Dear Tax Talk,
I am an operating partner for a chain restaurant here in Houston. I opened the new restaurant two years ago and paid $25,000 to become a partner in the restaurant. I am currently in the process of selling my partnership back to the corporation. How is distribution handled in terms of income and taxes? Is there anything I could do with the distribution that would limit my tax liability?
When you invest in a partnership, the partnership maintains a capital account for your investment. Your individual capital account is reflected on Schedule K-1, which the partnership furnishes to all the partners for tax reporting purposes.
Your capital account includes your initial investment and changes that occur during the period of ownership. Your capital account is increased for income that you recognize and decreased for losses that you sustain. It is also increased for additional investments and decreased for withdrawals.
In the year you sell your investment, these changes are calculated through the date of sale. For example, you will be allocated a percentage of the restaurant’s income up to the date of sale.
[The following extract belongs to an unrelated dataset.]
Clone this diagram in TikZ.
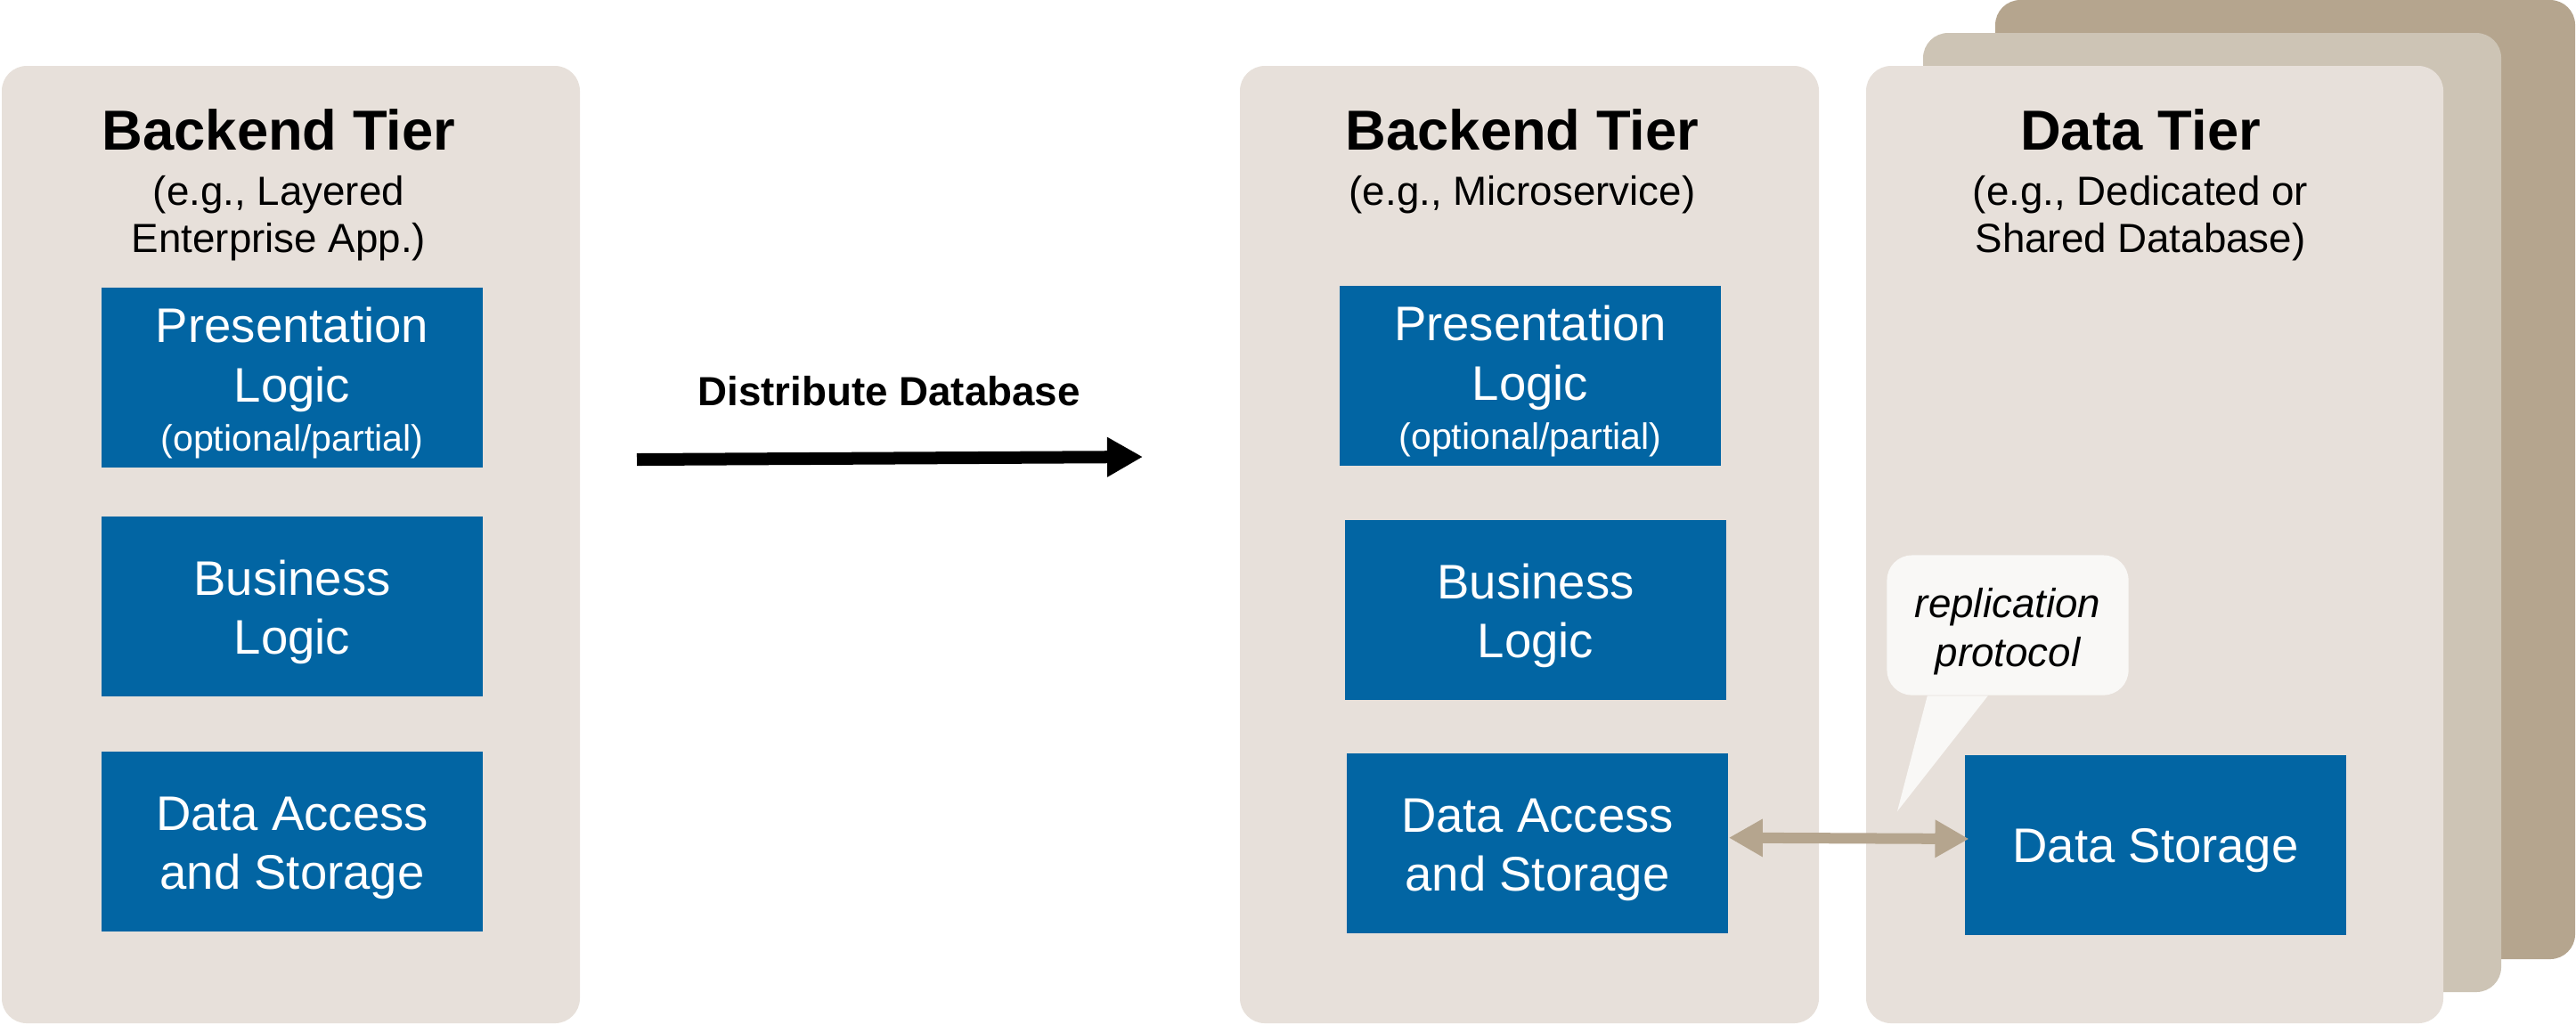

Usually your sale of a partnership investment results in capital gain or loss, measured by the difference in your capital account and the amount that you receive in liquidation. You can estimate that amount by looking at your ending capital account for 2007 and comparing it to the amount you will receive.
If you anticipate income for 2008, you may want to insist on additional operating distributions to offset the tax effects. Usually the partnership agreement specifies how distributions for payment of taxes are handled. In addition, certain underlying assets of the partnership may result in you recognizing ordinary income on the sale, but in a restaurant this should be minimal.
A partnership interest does not qualify for like-kind exchange. Hence, you cannot avoid tax by reinvesting in another restaurant. If you anticipate a capital gain on the sale, you can offset the gain with other capital losses that you may have, such as from the sale of stock investments that have declined in value from their original cost.